I don't know about all of you, but my life has been hectic these past few weeks. Since the first of March, I have been out of town 6 times (a couple of those times were for five days), my husband has been on three business trips, my daughter has played through a season of soccer and has started on tee ball, my own softball season has started, my daughter's been going to school more than normal in preparation for the end of the year, the stormy weather has knocked a tree down into our garden and broken garden boxes and our greenhouse (and because it's been raining so much, we've had to try to fix it in spurts, so it's still not ready for us to garden!), we've celebrated five birthdays and an anniversary and Mother's day, and all the other stuff that comprises our normal lives.
And to top it all off, my allergies are bad enough that I've finally given in on taking allergy medicine, but the only medicine we have has made me feel exhausted constantly, and we haven't had the time to go to the store yet to get a different kind.
But that is nothing new to any of you, I'm sure. I don't think mothers are not tired at any point in time for many years after their youngest are in diapers.
My kids are taking the rush tolerably well. My daughter, independent and out-spoken 4.5 year old that she is, has taken this all in stride and is just going about her merry way. The couple of trips I was gone for several days, she was a little whinier the day I got back, but otherwise she's been fine. I've been worried about my son who's 2.5 years old and still nursing, particularly with the travel and me being gone for so many days in a row. The first 5 day trip I took, he was fine when I came home, if a little clingier for a couple of days. The second 5 day trip I took, though, he didn't do as well at. His sleep patterns totally shifted, which was oh-so-much-fun. Luckily, by now we've gotten back to normal, and since we don't have any other long trips away planned until at least August, life will be normal for a while before I/we are gone again.
Of course, this isn't to say that life won't be hectic. Tomorrow we're all leaving for NC for a wedding my husband is in. We have another wedding next month. At some point we'll take a nice, relaxing (hah!) visit to the beach. We have another wedding in August, as well as a possible trans-Atlantic trip for me. I'm sure that we'll have pressure (not necessarily of the bad sort) to take the 14+ hour drive up to the in-laws since it'll have been a year in July since we've been up there. Whether or not we give in to the pressure is a different story.

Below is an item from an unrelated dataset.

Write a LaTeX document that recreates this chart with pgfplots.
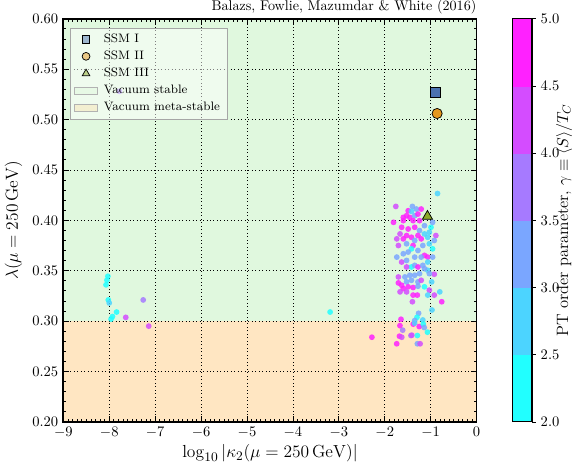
\documentclass[border=0pt]{standalone}
\usepackage{pgfplots}
\pgfplotsset{compat=1.18}
\usepackage{pgfplotstable}
\definecolor{vstable}{RGB}{224,248,222}
\definecolor{vmeta}{RGB}{255,230,194}
\definecolor{vmetaleg}{RGB}{248,228,182}
\definecolor{ssmone}{RGB}{76,114,176}
\definecolor{ssmtwo}{RGB}{228,150,30}
\definecolor{ssmthree}{RGB}{140,170,40}

\pgfplotstableread{
x y c
-0.851 0.4266 2.7
-1.759 0.4138 4.2
-1.398 0.4138 3.2
-1.312 0.4112 3.2
-1.206 0.4112 4.7
-1.490 0.4095 4.7
-1.419 0.4089 2.7
-1.596 0.4029 4.7
-1.525 0.4046 4.7
-1.454 0.4029 4.7
-1.348 0.4046 3.2
-1.277 0.4062 4.7
-1.809 0.3980 4.7
-1.596 0.3997 4.7
-1.383 0.3997 4.7
-1.242 0.3997 4.7
-1.135 0.3947 3.2
-0.993 0.3931 2.2
-0.958 0.3980 3.2
-1.632 0.3931 4.7
-1.490 0.3914 4.7
-1.348 0.3931 4.7
-1.242 0.3898 3.2
-0.887 0.3849 4.2
-1.667 0.3865 4.2
-1.525 0.3849 4.7
-1.419 0.3832 4.7
-1.277 0.3849 4.7
-1.135 0.3865 2.7
-1.029 0.3882 2.7
-0.922 0.3800 3.2
-1.738 0.3816 4.2
-1.596 0.3816 4.7
-1.348 0.3800 3.2
-1.206 0.3816 4.7
-1.064 0.3832 2.7
-1.703 0.3750 4.2
-1.525 0.3767 3.2
-1.383 0.3750 4.7
-1.171 0.3750 3.2
-1.029 0.3767 2.7
-0.958 0.3717 2.2
-1.419 0.3717 2.2
-1.596 0.3668 3.2
-1.490 0.3685 3.2
-1.277 0.3701 3.2
-1.135 0.3652 4.7
-1.064 0.3635 4.7
-0.958 0.3635 3.2
-1.738 0.3635 3.2
-1.632 0.3586 4.2
-1.525 0.3602 3.2
-1.348 0.3635 3.2
-1.206 0.3635 3.2
-1.419 0.3537 2.2
-1.348 0.3553 3.2
-1.277 0.3537 4.7
-1.171 0.3553 3.2
-1.064 0.3586 2.7
-1.525 0.3537 4.2
-1.064 0.3504 2.7
-1.135 0.3520 3.2
-0.922 0.3465 4.2
-1.029 0.3471 3.2
-1.703 0.3438 4.2
-1.561 0.3438 3.2
-1.454 0.3455 3.2
-1.348 0.3455 3.2
-1.242 0.3471 3.2
-1.525 0.3389 3.2
-1.419 0.3405 3.2
-1.277 0.3389 3.2
-1.206 0.3405 4.2
-1.135 0.3340 2.2
-0.979 0.3389 2.7
-1.703 0.3379 4.7
-1.632 0.3356 4.7
-1.596 0.3323 4.7
-1.490 0.3340 4.7
-1.383 0.3333 4.7
-1.277 0.3346 3.2
-1.667 0.3290 4.2
-1.525 0.3290 4.2
-1.029 0.3307 4.2
-0.922 0.3258 4.2
-0.802 0.3290 2.7
-1.383 0.3258 4.7
-1.291 0.3258 4.7
-1.064 0.3258 2.7
-1.398 0.3192 4.2
-0.759 0.3192 4.7
-0.972 0.3110 2.7
-1.263 0.3077 3.2
-1.298 0.3038 2.2
-1.646 0.3018 4.7
-1.348 0.3005 3.2
-1.171 0.3011 2.7
-2.280 0.2840 4.7
-1.670 0.2955 4.7
-1.610 0.2910 3.7
-1.680 0.2850 4.7
-1.630 0.2840 4.2
-1.740 0.2775 4.7
-1.430 0.2857 3.7
-1.410 0.2860 4.2
-1.380 0.2970 4.7
-1.350 0.2980 2.7
-1.250 0.2946 4.7
-1.290 0.2857 2.2
-1.290 0.2775 3.2
-1.230 0.2775 4.2
-1.160 0.2970 2.2
-1.140 0.2936 3.2
-1.070 0.2890 2.2
-8.030 0.3445 2.2
-8.050 0.3406 2.2
-8.070 0.3360 2.2
-8.020 0.3210 2.2
-8.000 0.3180 2.7
-7.840 0.3090 2.2
-7.930 0.3045 2.2
-7.960 0.3020 2.2
-7.640 0.3037 4.2
-7.260 0.3210 3.7
-7.140 0.2950 4.2
-3.190 0.3090 2.2
-7.780 0.5280 3.7
}\scan

\begin{document}
\begin{tikzpicture}
\begin{axis}[
  set layers=standard,
  clip mode=individual,
  width=284pt, height=277pt, scale only axis,
  xmin=-9, xmax=0, ymin=0.2, ymax=0.6,
  xtick={-9,-8,-7,-6,-5,-4,-3,-2,-1,0},
  ytick={0.20,0.25,0.30,0.35,0.40,0.45,0.50,0.55,0.60},
  yticklabel style={/pgf/number format/.cd, fixed, fixed zerofill, precision=2},
  minor x tick num=9, minor y tick num=4,
  tick align=inside, major tick length=4pt, minor tick length=2pt,
  tick style={black, line width=0.5pt},
  grid=major, major grid style={black, dotted, line width=0.5pt},
  axis line style={line width=1.2pt},
  xlabel={$\log_{10}|\kappa_2(\mu=250\,\mathrm{GeV})|$},
  ylabel={$\lambda(\mu=250\,\mathrm{GeV})$},
  label style={font=\fontsize{12.5}{15}\selectfont},
  xlabel style={yshift=2pt},
  colormap={pt}{rgb=(0.13,1,1) rgb=(0.30,0.83,1) rgb=(0.48,0.65,1) rgb=(0.65,0.48,1) rgb=(0.83,0.30,1) rgb=(1,0.13,1)},
  colormap access=piecewise constant,
  point meta min=2, point meta max=5,
  colorbar,
  colorbar style={
    width=13.5pt, at={(parent axis.north east)}, anchor=north west, xshift=16pt,
    ytick={2,2.5,3,3.5,4,4.5,5},
    yticklabel style={/pgf/number format/.cd, fixed, fixed zerofill, precision=1},
    ylabel={PT order parameter, $\gamma\equiv\langle S\rangle/T_C$},
    ylabel style={font=\fontsize{11.3}{13}\selectfont},
    ylabel shift=-9pt,
    axis line style={line width=0.8pt},
    tick align=outside, major tick length=2.5pt, ytick pos=right,
  },
  legend style={at={(0.015,0.978)}, anchor=north west, draw=gray!70, fill=white,
    fill opacity=0.5, text opacity=1, draw opacity=1,
    font=\fontsize{8.4}{9.2}\selectfont,
    row sep=0.4pt, cells={anchor=west},
    /tikz/every odd column/.append style={column sep=2pt}},
]
\addplot[draw=none, fill=vstable, on layer=axis background, forget plot]
  coordinates {(-9,0.3) (0,0.3) (0,0.6) (-9,0.6)} -- cycle;
\addplot[draw=none, fill=vmeta, on layer=axis background, forget plot]
  coordinates {(-9,0.2) (0,0.2) (0,0.3) (-9,0.3)} -- cycle;

\addplot[scatter, only marks, mark=*, mark size=2pt, scatter src=explicit,
  scatter/use mapped color={draw=mapped color, fill=mapped color, draw opacity=0, fill opacity=0.85},
  forget plot] table[x=x, y=y, meta=c] {\scan};

\addplot[only marks, mark=square*, mark size=3.4pt, mark options={fill=ssmone, draw=black, line width=0.5pt}, forget plot]
  coordinates {(-0.90,0.527)};
\addplot[only marks, mark=*, mark size=3.5pt, mark options={fill=ssmtwo, draw=black, line width=0.5pt}, forget plot]
  coordinates {(-0.86,0.506)};
\addplot[only marks, mark=triangle*, mark size=4pt, mark options={fill=ssmthree, draw=black, line width=0.5pt}, forget plot]
  coordinates {(-1.07,0.404)};

\addlegendimage{only marks, mark=square*, mark size=2.6pt, mark options={fill=ssmone, draw=black, line width=0.5pt}}
\addlegendentry{SSM I}
\addlegendimage{only marks, mark=*, mark size=2.7pt, mark options={fill=ssmtwo, draw=black, line width=0.5pt}}
\addlegendentry{SSM II}
\addlegendimage{only marks, mark=triangle*, mark size=3pt, mark options={fill=ssmthree, draw=black, line width=0.5pt}}
\addlegendentry{SSM III}
\addlegendimage{legend image code/.code={\draw[fill=vstable, draw=gray!60] (0.02cm,-0.09cm) rectangle (0.58cm,0.09cm);}}
\addlegendentry{Vacuum stable}
\addlegendimage{legend image code/.code={\draw[fill=vmetaleg, draw=gray!60] (0.02cm,-0.09cm) rectangle (0.58cm,0.09cm);}}
\addlegendentry{Vacuum meta-stable}

\node[anchor=south east, font=\fontsize{9.7}{12}\selectfont, inner sep=0pt, yshift=3pt] at (rel axis cs:1,1) {Balazs, Fowlie, Mazumdar \& White (2016)};
\end{axis}
\end{tikzpicture}
\end{document}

But that's sort of the way we like it, I think. We do it every year - the hectic running around and never sitting down thing. It lasts from about March until December. I'm just glad that the kids go so easily with us. I think we're helped greatly with that because we co-slept with both of them, co-sleeping in hotel rooms is not something new to them, and extended nursing really helps my son. Despite the craziness of my travel schedule, he has come back to nursing every time I've gotten back from traveling. It might take him an hour, or even twelve, to ask to nurse again, but he has done so without fail. And while at one point, I couldn't wait to be done nursing, I find that it serves as a comfort and re-connection for both of us now when I come back after being gone for a few days. I definitely never thought that I would be a mother who nursed her child for several years, but it appears that I will be, given that my son turns 3 this summer.
Of course, it could be that he gets done this summer. All the travel may get him too busy, and we may just wake up one day and realize we haven't nursed in several days. He may potty train this summer, though I have no hopes for that. Who knows what other milestones he may reach this summer, or if he reaches any at all?
As always, I find myself looking forward to what the coming months will bring, and who we'll be when they're over.